Depois que o cemitério foi redescoberto por voluntários, em 2007, o governo local disse que construiria um local adequado para os restos mortais dos veteranos. Mas essa iniciativa foi frustrada pelas normas de incorporação e por questões relacionadas à definição dos proprietários das terras, de acordo com o jornal City Times. "A colina está completamente igual ao que era antes, mas o estado do cemitério está ainda mais caótico", disse o jornal.
Os membros do Instituto de Pesquisa dos Flying Tigers da província de Yunnan, grupo de voluntários de Kunming que divulgou o estado do cemitério, recusaram pedidos de entrevistas.
Ge Shuya, pesquisador independente de temas históricos que atua na província de Yunnan, disse que os atrasos foram resultado de um debate sobre como batizar o cemitério.
Um cemitério com o nome de "Flying Tigers" atrairia mais atenção, disse Ge, mas seria incorreto. Como os corpos dos soldados norte-americanos que fizeram parte da unidade foram removidos há muito tempo, o local não deve ser considerado um cemitério dos Flying Tigers, disse Ge. "O motivo para o local ainda não ter sido protegido, acredito eu, está relacionado ao fato de que existem pessoas que ainda querem batizar o cemitério com o nome dos Flying Tigers", disse ele.
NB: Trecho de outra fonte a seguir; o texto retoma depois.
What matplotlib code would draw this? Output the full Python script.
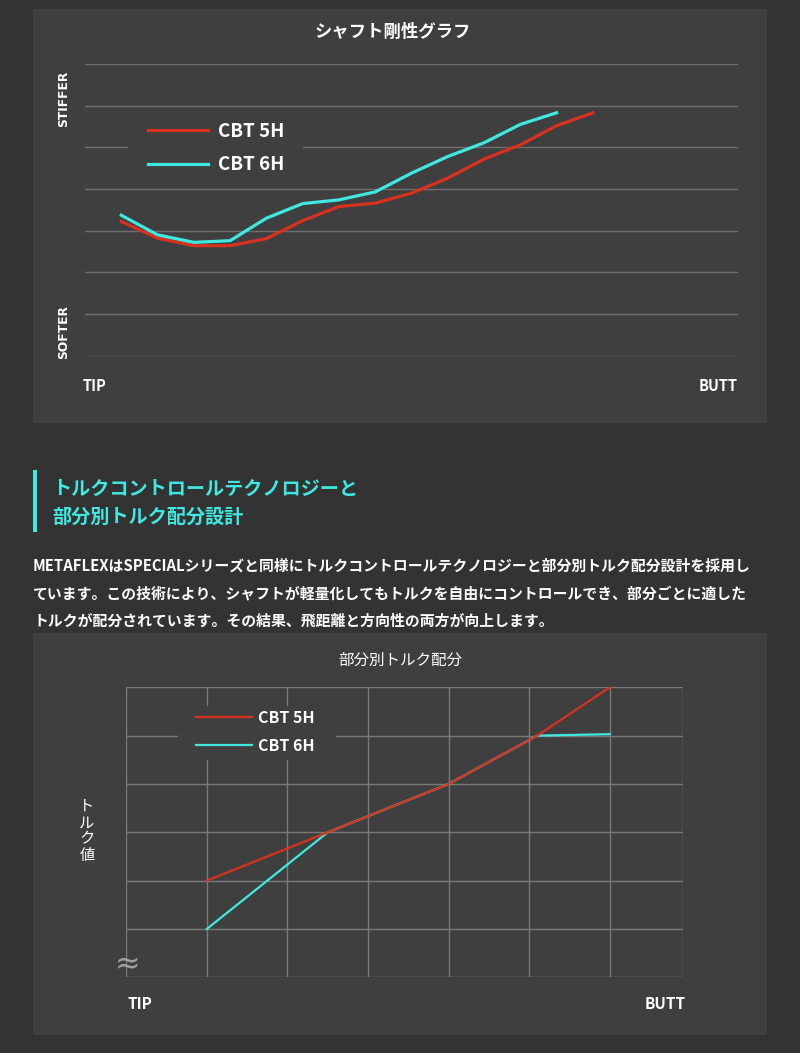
import matplotlib.pyplot as plt
from matplotlib.patches import Rectangle

plt.rcParams['font.family'] = ['Noto Sans CJK JP', 'DejaVu Sans']

# --- data -------------------------------------------------------------
stiff_pos = list(range(14))
stiff_5h = [3.22, 2.82, 2.64, 2.64, 2.81, 3.24, 3.58, 3.66, 3.90, 4.26, 4.72, 5.06, 5.52, 5.83]
stiff_6h = [3.37, 2.90, 2.72, 2.76, 3.30, 3.65, 3.74, 3.93, 4.38, 4.78, 5.11, 5.55, 5.83]

torque_pos = [1, 2.5, 4, 5.1, 6]
torque_5h = [2, 3, 4, 5, 6]
torque_6h = [1, 3, 4, 5, 5.03]

series_names = ['CBT 5H', 'CBT 6H']

heading = ['トルクコントロールテクノロジーと', '部分別トルク配分設計']
body = ['METAFLEXはSPECIALシリーズと同様にトルクコントロールテクノロジーと部分別トルク配分設計を採用し',
        'ています。この技術により、シャフトが軽量化してもトルクを自由にコントロールでき、部分ごとに適した',
        'トルクが配分されています。その結果、飛距離と方向性の両方が向上します。']

# --- style ------------------------------------------------------------
W, H = 800, 1053
PAGE = '#333333'
PANEL = '#3f3f3f'
RED = '#d8321e'
CYAN = '#3fe8e0'


def fx(x):
    return x / W


def fy(y):
    return 1 - y / H


def box(x0, y0, x1, y1):
    return [fx(x0), fy(y1), (x1 - x0) / W, (y1 - y0) / H]


def mask(ax, x0, y0, x1, y1):
    # panel-coloured block that hides the grid behind the legend
    ax.add_patch(Rectangle((fx(x0), fy(y1)), (x1 - x0) / W, (y1 - y0) / H,
                           transform=fig.transFigure, facecolor=PANEL,
                           edgecolor='none', zorder=2, clip_on=False))


fig = plt.figure(figsize=(W / 100, H / 100), dpi=100, facecolor=PAGE)

# panels
for (x0, y0, x1, y1) in [(33, 9, 767, 423), (33, 633, 767, 1035)]:
    fig.patches.append(Rectangle((fx(x0), fy(y1)), (x1 - x0) / W, (y1 - y0) / H,
                                 transform=fig.transFigure, facecolor=PANEL,
                                 edgecolor='none', zorder=-5))

# ---------------- top chart: stiffness ----------------
ax1 = fig.add_axes(box(85, 64, 738, 355.7))
ax1.set_facecolor('none')
ax1.set_xlim(-1, 17)
ax1.set_ylim(0, 7)
for v in range(8):
    ax1.axhline(v, color='#6e6e6e', lw=1, zorder=1)
ax1.plot(stiff_pos, stiff_5h, color=RED, lw=2.3, zorder=3, label=series_names[0])
ax1.plot(stiff_pos[:len(stiff_6h)], stiff_6h, color=CYAN, lw=2.3, zorder=3, label=series_names[1])
ax1.axis('off')
mask(ax1, 128, 112, 303, 182)
leg1 = ax1.legend(loc='upper left', bbox_to_anchor=(fx(148), fy(122)),
                  bbox_transform=fig.transFigure, frameon=False, borderpad=0,
                  borderaxespad=0, handlelength=3.2, handletextpad=0.55,
                  labelspacing=0.75, prop={'size': 13.5, 'weight': 'bold'})
for t in leg1.get_texts():
    t.set_color('white')
leg1.set_zorder(5)

fig.text(fx(393), fy(32), 'シャフト剛性グラフ', color='white', fontsize=12.5,
         fontweight='bold', ha='center', va='center')
fig.text(fx(64), fy(99), 'STIFFER', color='white', fontsize=8.8, fontweight='bold',
         rotation=90, ha='center', va='center', family='DejaVu Sans')
fig.text(fx(64), fy(332), 'SOFTER', color='white', fontsize=8.8, fontweight='bold',
         rotation=90, ha='center', va='center', family='DejaVu Sans')
fig.text(fx(83), fy(386), 'TIP', color='white', fontsize=10.5, fontweight='bold',
         ha='left', va='center')
fig.text(fx(738), fy(386), 'BUTT', color='white', fontsize=10.5, fontweight='bold',
         ha='right', va='center')

# ---------------- text section ----------------
fig.patches.append(Rectangle((fx(33), fy(532)), 4 / W, 62 / H, transform=fig.transFigure,
                             facecolor=CYAN, edgecolor='none'))
for i, line in enumerate(heading):
    fig.text(fx(52), fy(489 + i * 28), line, color=CYAN, fontsize=13.8,
             fontweight='bold', ha='left', va='center')
for i, line in enumerate(body):
    fig.text(fx(33), fy(566 + i * 27.5), line, color='white', fontsize=10.7,
             fontweight='bold', ha='left', va='center')

# ---------------- bottom chart: torque ----------------
ax2 = fig.add_axes(box(126.3, 687.3, 683, 977.3))
ax2.set_facecolor('none')
ax2.set_xlim(0, 6.91)
ax2.set_ylim(0, 6)
for v in range(7):
    ax2.axvline(v, color='#7a7a7a', lw=1, zorder=1)
    ax2.axhline(v, color='#7a7a7a', lw=1, zorder=1)
ax2.axvline(6.91, color='#7a7a7a', lw=1, zorder=1)
ax2.plot(torque_pos, torque_6h, color=CYAN, lw=1.6, zorder=3, label=series_names[1])
ax2.plot(torque_pos, torque_5h, color=RED, lw=1.6, zorder=4, label=series_names[0])
ax2.axis('off')
mask(ax2, 178, 706, 336, 760)
handles, labels = ax2.get_legend_handles_labels()
leg2 = ax2.legend(handles[::-1], labels[::-1], loc='upper left',
                  bbox_to_anchor=(fx(196), fy(710)), bbox_transform=fig.transFigure,
                  frameon=False, borderpad=0, borderaxespad=0, handlelength=3.5,
                  handletextpad=0.4, labelspacing=0.75,
                  prop={'size': 11.5, 'weight': 'bold'})
for t in leg2.get_texts():
    t.set_color('white')
leg2.set_zorder(5)

fig.text(fx(400), fy(660), '部分別トルク配分', color='white', fontsize=11.2,
         ha='center', va='center')
fig.text(fx(87), fy(831), 'ト\nル\nク\n値', color='white', fontsize=11,
         ha='center', va='center', linespacing=0.95)
fig.text(fx(128), fy(965), '≈', color='#a0a0a0', fontsize=22, ha='center', va='center',
         family='DejaVu Sans')
fig.text(fx(128), fy(1004), 'TIP', color='white', fontsize=11, fontweight='bold',
         ha='left', va='center')
fig.text(fx(686), fy(1004), 'BUTT', color='white', fontsize=11, fontweight='bold',
         ha='right', va='center')

fig.savefig('out.png', dpi=100, facecolor=PAGE)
Em 15 de agosto passado, Li Yulian, autoridade do Departamento de Assuntos Civis do distrito de Kunming, disse à agência de notícias estatal Xinhua que o governo tomou as medidas básicas para proteger o cemitério, mas que ele ainda está em más condições depois de décadas de negligência. Ela prometeu que o governo vai acelerar a recuperação do local. Mas, segundo ela, o cemitério será dedicado à Força Aérea chinesa, e não aos Flying Tigers.